>> START Information supplied

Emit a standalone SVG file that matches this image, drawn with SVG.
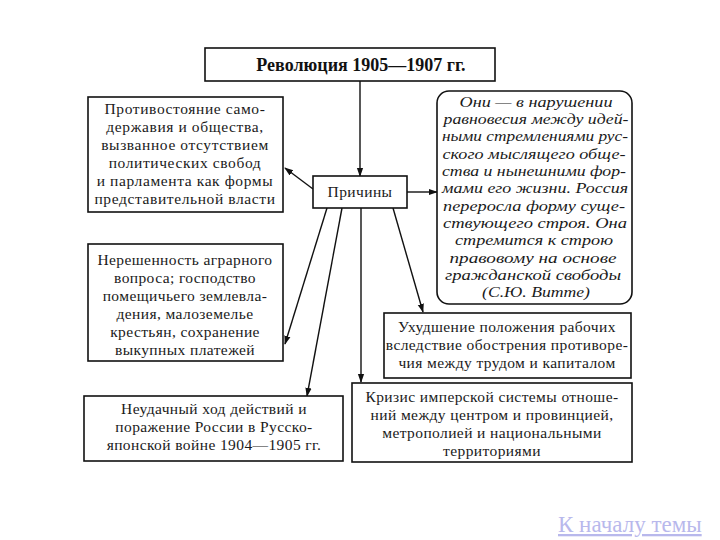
<svg xmlns="http://www.w3.org/2000/svg" width="720" height="540" viewBox="0 0 720 540">
<defs>
<marker id="ah" viewBox="0 0 10 10" refX="9" refY="5" markerWidth="9" markerHeight="9" markerUnits="userSpaceOnUse" orient="auto">
<path d="M0,1.5 L10,5 L0,8.5 Z" fill="#111"/>
</marker>
<style>
.box{fill:#fff;stroke:#111;stroke-width:1.6}
.t{font-family:"Liberation Serif","DejaVu Serif",serif;font-size:15.5px;letter-spacing:0.4px;fill:#1a1a1a;text-anchor:middle}
.w{letter-spacing:0.6px}
.it{font-family:"Liberation Serif","DejaVu Serif",serif;font-size:15.5px;font-style:italic;fill:#1a1a1a;text-anchor:middle}
.b{font-family:"Liberation Serif","DejaVu Serif",serif;font-size:18px;font-weight:bold;fill:#111;text-anchor:middle}
.ln{stroke:#111;stroke-width:1.4;fill:none;marker-end:url(#ah)}
.link{font-family:"Liberation Serif","DejaVu Serif",serif;font-size:23px;fill:#b8b8ec;text-decoration:underline}
</style>
</defs>
<rect width="720" height="540" fill="#fff"/>
<g id="connectors">
<line class="ln" x1="360" y1="81" x2="360" y2="176"/>
<line class="ln" x1="313" y1="189" x2="285" y2="168"/>
<line class="ln" x1="407" y1="192" x2="437" y2="192"/>
<line class="ln" x1="327" y1="208" x2="285" y2="344"/>
<line class="ln" x1="342" y1="208" x2="307" y2="396"/>
<line class="ln" x1="361" y1="208" x2="361" y2="382"/>
<line class="ln" x1="393" y1="208" x2="423" y2="312"/>
</g>
<g id="title">
<rect class="box" x="205" y="48" width="290" height="33"/>
<text class="b" x="361" y="71">Революция 1905—1907 гг.</text>
</g>
<g id="prichiny">
<rect class="box" x="313" y="176" width="94" height="32"/>
<text class="t" x="360" y="197">Причины</text>
</g>
<g id="box1">
<rect class="box" x="88" y="97" width="195" height="115"/>
<text class="t w" x="185" y="114">Противостояние само-</text>
<text class="t w" x="185" y="132">державия и общества,</text>
<text class="t w" x="185" y="150">вызванное отсутствием</text>
<text class="t w" x="185" y="168">политических свобод</text>
<text class="t w" x="185" y="186">и парламента как формы</text>
<text class="t w" x="185" y="204">представительной власти</text>
</g>
<g id="witte">
<rect class="box" x="437" y="91" width="195" height="213" rx="12"/>
<text class="it" x="536" y="107" textLength="153" lengthAdjust="spacingAndGlyphs">Они — в нарушении</text>
<text class="it" x="536" y="124" textLength="185" lengthAdjust="spacingAndGlyphs">равновесия между идей-</text>
<text class="it" x="535" y="141" textLength="186" lengthAdjust="spacingAndGlyphs">ными стремлениями рус-</text>
<text class="it" x="534" y="159" textLength="183" lengthAdjust="spacingAndGlyphs">ского мыслящего обще-</text>
<text class="it" x="534" y="176" textLength="184" lengthAdjust="spacingAndGlyphs">ства и нынешними фор-</text>
<text class="it" x="535" y="193" textLength="186" lengthAdjust="spacingAndGlyphs">мами его жизни. Россия</text>
<text class="it" x="534" y="211" textLength="182" lengthAdjust="spacingAndGlyphs">переросла форму суще-</text>
<text class="it" x="535" y="228" textLength="184" lengthAdjust="spacingAndGlyphs">ствующего строя. Она</text>
<text class="it" x="534" y="245" textLength="158" lengthAdjust="spacingAndGlyphs">стремится к строю</text>
<text class="it" x="533" y="263" textLength="167" lengthAdjust="spacingAndGlyphs">правовому на основе</text>
<text class="it" x="533" y="280" textLength="176" lengthAdjust="spacingAndGlyphs">гражданской свободы</text>
<text class="it" x="536" y="297" textLength="108" lengthAdjust="spacingAndGlyphs">(С.Ю. Витте)</text>
</g>
<g id="box2">
<rect class="box" x="88" y="244" width="195" height="117"/>
<text class="t" x="185" y="265">Нерешенность аграрного</text>
<text class="t" x="185" y="283">вопроса; господство</text>
<text class="t" x="185" y="301">помещичьего землевла-</text>
<text class="t" x="185" y="319">дения, малоземелье</text>
<text class="t" x="185" y="337">крестьян, сохранение</text>
<text class="t" x="185" y="355">выкупных платежей</text>
</g>
<g id="box3">
<rect class="box" x="384" y="313" width="247" height="65"/>
<text class="t" x="507" y="332">Ухудшение положения рабочих</text>
<text class="t" x="507" y="350">вследствие обострения противоре-</text>
<text class="t" x="507" y="368">чия между трудом и капиталом</text>
</g>
<g id="box4">
<rect class="box" x="84" y="396" width="259" height="65"/>
<text class="t" x="214" y="414">Неудачный ход действий и</text>
<text class="t" x="214" y="432">поражение России в Русско-</text>
<text class="t" x="214" y="450">японской войне 1904—1905 гг.</text>
</g>
<g id="box5">
<rect class="box" x="352" y="383" width="280" height="79"/>
<text class="t" x="492" y="402">Кризис имперской системы отноше-</text>
<text class="t" x="492" y="420">ний между центром и провинцией,</text>
<text class="t" x="492" y="438">метрополией и национальными</text>
<text class="t" x="492" y="456">территориями</text>
</g>
<text class="link" x="558" y="532">К началу темы</text>
</svg>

>> END Information supplied

- [What to work on]: Copy each line exactly, and leave the pictures out of your copy.

- [Response]:
Emit a standalone SVG file that matches this image, drawn with SVG.
<svg xmlns="http://www.w3.org/2000/svg" width="720" height="540" viewBox="0 0 720 540">
<defs>
<marker id="ah" viewBox="0 0 10 10" refX="9" refY="5" markerWidth="9" markerHeight="9" markerUnits="userSpaceOnUse" orient="auto">
<path d="M0,1.5 L10,5 L0,8.5 Z" fill="#111"/>
</marker>
<style>
.box{fill:#fff;stroke:#111;stroke-width:1.6}
.t{font-family:"Liberation Serif","DejaVu Serif",serif;font-size:15.5px;letter-spacing:0.4px;fill:#1a1a1a;text-anchor:middle}
.w{letter-spacing:0.6px}
.it{font-family:"Liberation Serif","DejaVu Serif",serif;font-size:15.5px;font-style:italic;fill:#1a1a1a;text-anchor:middle}
.b{font-family:"Liberation Serif","DejaVu Serif",serif;font-size:18px;font-weight:bold;fill:#111;text-anchor:middle}
.ln{stroke:#111;stroke-width:1.4;fill:none;marker-end:url(#ah)}
.link{font-family:"Liberation Serif","DejaVu Serif",serif;font-size:23px;fill:#b8b8ec;text-decoration:underline}
</style>
</defs>
<rect width="720" height="540" fill="#fff"/>
<g id="connectors">
<line class="ln" x1="360" y1="81" x2="360" y2="176"/>
<line class="ln" x1="313" y1="189" x2="285" y2="168"/>
<line class="ln" x1="407" y1="192" x2="437" y2="192"/>
<line class="ln" x1="327" y1="208" x2="285" y2="344"/>
<line class="ln" x1="342" y1="208" x2="307" y2="396"/>
<line class="ln" x1="361" y1="208" x2="361" y2="382"/>
<line class="ln" x1="393" y1="208" x2="423" y2="312"/>
</g>
<g id="title">
<rect class="box" x="205" y="48" width="290" height="33"/>
<text class="b" x="361" y="71">Революция 1905—1907 гг.</text>
</g>
<g id="prichiny">
<rect class="box" x="313" y="176" width="94" height="32"/>
<text class="t" x="360" y="197">Причины</text>
</g>
<g id="box1">
<rect class="box" x="88" y="97" width="195" height="115"/>
<text class="t w" x="185" y="114">Противостояние само-</text>
<text class="t w" x="185" y="132">державия и общества,</text>
<text class="t w" x="185" y="150">вызванное отсутствием</text>
<text class="t w" x="185" y="168">политических свобод</text>
<text class="t w" x="185" y="186">и парламента как формы</text>
<text class="t w" x="185" y="204">представительной власти</text>
</g>
<g id="witte">
<rect class="box" x="437" y="91" width="195" height="213" rx="12"/>
<text class="it" x="536" y="107" textLength="153" lengthAdjust="spacingAndGlyphs">Они — в нарушении</text>
<text class="it" x="536" y="124" textLength="185" lengthAdjust="spacingAndGlyphs">равновесия между идей-</text>
<text class="it" x="535" y="141" textLength="186" lengthAdjust="spacingAndGlyphs">ными стремлениями рус-</text>
<text class="it" x="534" y="159" textLength="183" lengthAdjust="spacingAndGlyphs">ского мыслящего обще-</text>
<text class="it" x="534" y="176" textLength="184" lengthAdjust="spacingAndGlyphs">ства и нынешними фор-</text>
<text class="it" x="535" y="193" textLength="186" lengthAdjust="spacingAndGlyphs">мами его жизни. Россия</text>
<text class="it" x="534" y="211" textLength="182" lengthAdjust="spacingAndGlyphs">переросла форму суще-</text>
<text class="it" x="535" y="228" textLength="184" lengthAdjust="spacingAndGlyphs">ствующего строя. Она</text>
<text class="it" x="534" y="245" textLength="158" lengthAdjust="spacingAndGlyphs">стремится к строю</text>
<text class="it" x="533" y="263" textLength="167" lengthAdjust="spacingAndGlyphs">правовому на основе</text>
<text class="it" x="533" y="280" textLength="176" lengthAdjust="spacingAndGlyphs">гражданской свободы</text>
<text class="it" x="536" y="297" textLength="108" lengthAdjust="spacingAndGlyphs">(С.Ю. Витте)</text>
</g>
<g id="box2">
<rect class="box" x="88" y="244" width="195" height="117"/>
<text class="t" x="185" y="265">Нерешенность аграрного</text>
<text class="t" x="185" y="283">вопроса; господство</text>
<text class="t" x="185" y="301">помещичьего землевла-</text>
<text class="t" x="185" y="319">дения, малоземелье</text>
<text class="t" x="185" y="337">крестьян, сохранение</text>
<text class="t" x="185" y="355">выкупных платежей</text>
</g>
<g id="box3">
<rect class="box" x="384" y="313" width="247" height="65"/>
<text class="t" x="507" y="332">Ухудшение положения рабочих</text>
<text class="t" x="507" y="350">вследствие обострения противоре-</text>
<text class="t" x="507" y="368">чия между трудом и капиталом</text>
</g>
<g id="box4">
<rect class="box" x="84" y="396" width="259" height="65"/>
<text class="t" x="214" y="414">Неудачный ход действий и</text>
<text class="t" x="214" y="432">поражение России в Русско-</text>
<text class="t" x="214" y="450">японской войне 1904—1905 гг.</text>
</g>
<g id="box5">
<rect class="box" x="352" y="383" width="280" height="79"/>
<text class="t" x="492" y="402">Кризис имперской системы отноше-</text>
<text class="t" x="492" y="420">ний между центром и провинцией,</text>
<text class="t" x="492" y="438">метрополией и национальными</text>
<text class="t" x="492" y="456">территориями</text>
</g>
<text class="link" x="558" y="532">К началу темы</text>
</svg>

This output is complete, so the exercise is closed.